Nonresident Senior Fellow - Governance Studies, Center for Technology Innovation
On October 31, the Defense Innovation Board unveiled principles for the ethical use of AI by the Defense Department, which call for AI systems in the military to be responsible, equitable, reliable, traceable, and governable. Though the recommendations are non-binding, the Department is likely to implement a substantial number of them. The special focus on AI-based weapons arises because their speed and precision make them indispensable in modern warfare. Meanwhile, their novel elements create new and substantial risks that must be managed successfully to take advantage of these new capabilities.
What makes AI weapons systems so controversial?

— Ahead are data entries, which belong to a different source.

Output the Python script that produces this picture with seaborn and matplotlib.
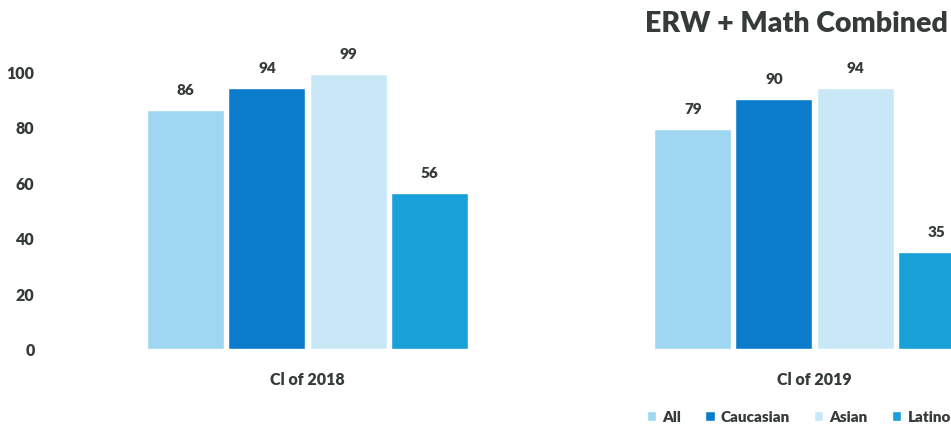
import matplotlib
matplotlib.use("Agg")
import matplotlib.pyplot as plt
import seaborn as sns
import pandas as pd

# data
years = ["Cl of 2018", "Cl of 2019"]
groups = ["All", "Caucasian", "Asian", "Latino"]
all_scores = [86, 79]
caucasian_scores = [94, 90]
asian_scores = [99, 94]
latino_scores = [56, 35]

colors = ["#9fd6f2", "#0a7ccb", "#c8e8f8", "#1aa0d8"]

rows = []
for g, vals in zip(groups, [all_scores, caucasian_scores, asian_scores, latino_scores]):
    for y, v in zip(years, vals):
        rows.append({"Year": y, "Group": g, "Score": v})
df = pd.DataFrame(rows)

sns.set_style("white")
plt.rcParams["font.family"] = ["Lato", "DejaVu Sans"]
text_col = "#353a3a"

fig = plt.figure(figsize=(9.51, 4.31), dpi=100)
# the scan is cropped on the right, so the plot area runs past the figure edge
ax = fig.add_axes([54 / 951, 1 - 350 / 431, 1014 / 951, 278 / 431])

sns.barplot(
    data=df, x="Year", y="Score", hue="Group",
    order=years, hue_order=groups, palette=colors,
    width=0.64, gap=0.05, saturation=1, ax=ax,
)

ax.set_ylim(0, 100)
ax.set_xlim(-0.5, 1.5)
ax.set_yticks([0, 20, 40, 60, 80, 100])
ax.set_xlabel("")
ax.set_ylabel("")
ax.tick_params(axis="y", length=0, pad=14, labelsize=11.5, labelcolor=text_col)
ax.tick_params(axis="x", length=0, pad=16, labelsize=11.5, labelcolor=text_col)
for lab in ax.get_yticklabels() + ax.get_xticklabels():
    lab.set_fontweight("heavy")
sns.despine(ax=ax, left=True, bottom=True)

for cont in ax.containers:
    ax.bar_label(cont, padding=10, fontsize=11, fontweight="heavy",
                 color=text_col, clip_on=False)

handles, labels = ax.get_legend_handles_labels()
ax.get_legend().remove()
fig.legend(
    handles, labels, loc="center left",
    bbox_to_anchor=(633 / 951, 1 - 418 / 431), ncol=4, frameon=False,
    handlelength=0.6, handleheight=0.6, handletextpad=0.4, columnspacing=1.6,
    prop={"weight": "heavy", "size": 11},
    labelcolor=text_col,
)

fig.text(796 / 951, 1 - 24 / 431, "ERW + Math Combined", ha="center", va="center",
         fontsize=20.5, fontweight="heavy", color=text_col)

fig.savefig("out.png", dpi=100)
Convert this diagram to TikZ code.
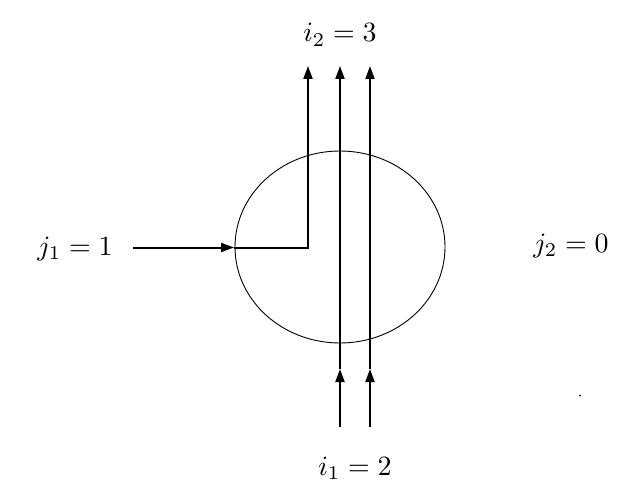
\documentclass[tikz,border=0pt]{standalone}
\usepackage{graphicx}
\usetikzlibrary{arrows.meta}
\newcommand{\biglbl}[1]{\scalebox{2.8}{$#1$}}
\begin{document}
\begin{tikzpicture}[x=1bp,y=-1bp,
  lbl/.style={inner sep=0pt, anchor=base},
  flow/.style={line width=2bp, black},
  tip/.style={-{Triangle[length=13bp,width=9bp]}},
  blob/.style={line width=0.9bp, black}]
\useasboundingbox (0,0) rectangle (625,488);
% ellipse
\draw[blob] (340,247) ellipse [x radius=105, y radius=96];
% labels
\node[lbl] (i2) at (340,42) {\biglbl{i_2 = 3}};
\node[lbl] (j1) at (75,255.5) {\biglbl{j_1 = 1}};
\node[lbl] (j2) at (571,252) {\biglbl{j_2 = 0}};
\node[lbl] (i1) at (355,475) {\biglbl{i_1 = 2}};
% coordinates
\coordinate (hs) at (133,247.5);
\coordinate (ht) at (234,247.5);
\coordinate (corner) at (308,247.5);
\coordinate (t1) at (308,66);
\coordinate (b2) at (340,427);
\coordinate (m2) at (340,369);
\coordinate (c2) at (340,247);
\coordinate (t2) at (340,66);
\coordinate (b3) at (370,427);
\coordinate (m3) at (370,369);
\coordinate (c3) at (370,247);
\coordinate (t3) at (370,66);
% incoming j1 line, bent upward
\draw[flow,tip] (hs) -- (ht);
\draw[flow,tip] (ht) -- (corner) -- (t1);
% two straight lines
\draw[flow,tip] (b2) -- (m2);
\draw[flow] (m2) -- (c2);
\draw[flow,tip] (c2) -- (t2);
\draw[flow,tip] (b3) -- (m3);
\draw[flow] (m3) -- (c3);
\draw[flow,tip] (c3) -- (t3);
% stray dot
\fill (580,395.5) circle (1bp);
\end{tikzpicture}
\end{document}
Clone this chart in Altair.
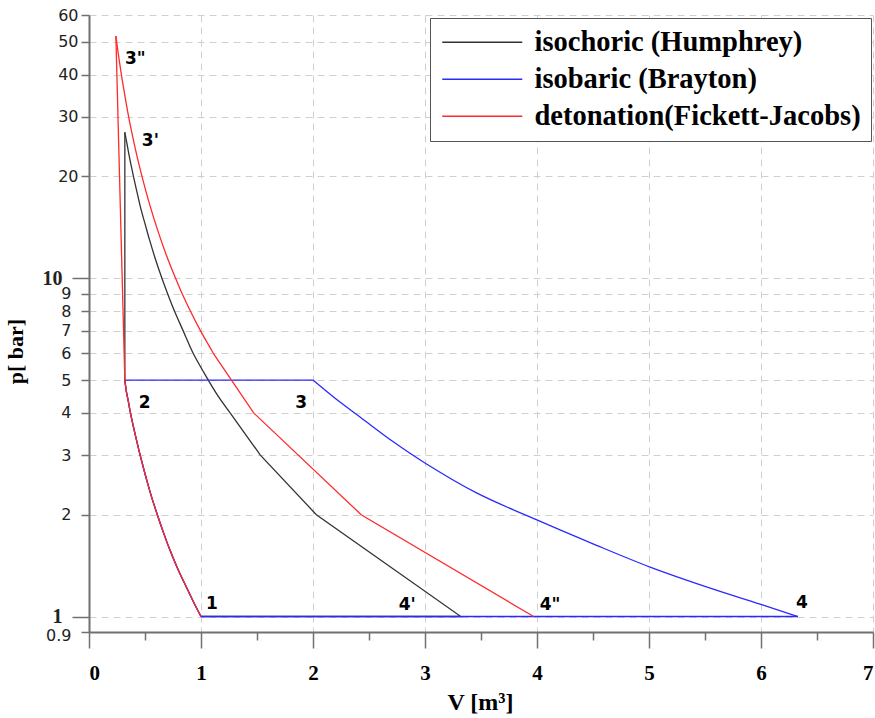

The chief concern of the Board was the possibility that an AI weapon system might not perform as intended, with potentially catastrophic results. Machine learning incorporated into weapons systems might learn to carry out unintended attacks on targets that the military had not approved and escalate a conflict. They might in some other way escape from the area of use for which they had been designed and launch with disastrous outcomes.
As former Secretary of the Navy Richard Danzig has noted, whenever an organization is using a complex technological system to achieve its mission, it is to some extent playing “technological roulette.” Analyses of the 1979 Three Mile Island nuclear power incident and the 1986 Challenger Space Shuttle disaster have shown a combination of organizational, technical, and institutional factors can cause these systems to behave in unintended ways and lead to disasters. The Department of Defense has devoted substantial resources to unearthing the causes of the 1988 incident where the cruiser USS Vincennes downed an Iranian civilian flight killing 290 people. That tragedy that had nothing to do with the advanced machine learning techniques, but AI weapons systems raise new ethical challenges that call for fresh thinking.
Principles for AI weapons systems
Among these principles, several key points stand out. One is that is that there is no exemption from the existing laws of war for AI weapons systems, which should not cause unnecessary suffering or be inherently indiscriminate. Using AI to support decisionmaking in the field “includes the duty to take feasible precautions to reduce the risk of harm to the civilian population.”
The Defense Department has always tested and evaluated their systems to make sure that they perform reliably as intended. But the Board warns that AI weapon systems can be “non-deterministic, nonlinear, high-dimensional, probabilistic, and continually learning.” When they have these characteristics, traditional testing and validation techniques are “insufficient.”
The Board strongly recommended that the Department develop mitigation strategies and technological requirements for AI weapons systems that “foreseeably have a risk of unintentional escalation.” The group pointed to the circuit breakers established by the Securities and Exchange Commission to halt trading on exchanges as models. They suggested analogues in the military context including “limitations on the types or amounts of force particular systems are authorized to use, the decoupling of various AI cyber systems from one another, or layered authorizations for various operations.”
The Department’s 2012 directive 3000.09 recommended that commanders and operators should always be able to exercise “appropriate levels of human judgment” over the use of autonomous weapons in the field. The idea was that the contexts in which AI systems might be used in the military differ in so many crucial details that no more precise rules can be formulated in the abstract. The Board agreed with this reasoning. It did not try to make this guidance more precise, saying instead it is “a standard to continue using.” But it did add other elements to this guidance through a discussion of an off switch for AI weapons systems.
The Board publicly debated whether humans should be able to turn off AI weapons systems, even after they have been activated. The discussion seemed to turn on whether the systems would have to be slow enough for humans to intervene, which in many cases would defeat the purpose. In the end, the Board agreed that there had to be an off switch, but it might have to be triggered automatically without human intervention. In this way, the Board recognized the reality that “due to the scale of interactions, time, and cost, humans cannot be ‘in the loop’ all the time.” Others, including Danzig, have noted “communications and processing speed tilt the equation against human decision making.” The report moves beyond reliance on human decisionmakers to recommend designing systems that can disengage or deactivate automatically when they begin to go off course.
Implementing these principles
The Board reported that there have already been exercises with DOD personnel to see how some of the principles would work in practice. It would be especially important to implement one of the Board’s most thoughtful and most consequential recommendations, namely, to develop a risk management typology. This framework would introduce AI-based military applications based on “their ethical, safety, and legal risk considerations” with the rapid adoption of mature technologies in low-risk applications and greater precaution in less mature applications that might lead to “more significant adverse consequences.”
Next steps might be for the Board or Department leaders to reach out to the group of AI researchers seeking to discourage scientists from working on AI military research and the human rights groups seeking an international treaty banning fully autonomous weapons. The Department’s aim of seeking reliable weapons systems that do not engage in unintended campaigns coincides with the critics’ aim to prevent the development of out-of-control systems that violate the laws of war. The Board’s report can be seen by both sides as a signal of good faith and a demonstration that there is much common ground as the basis for a discussion.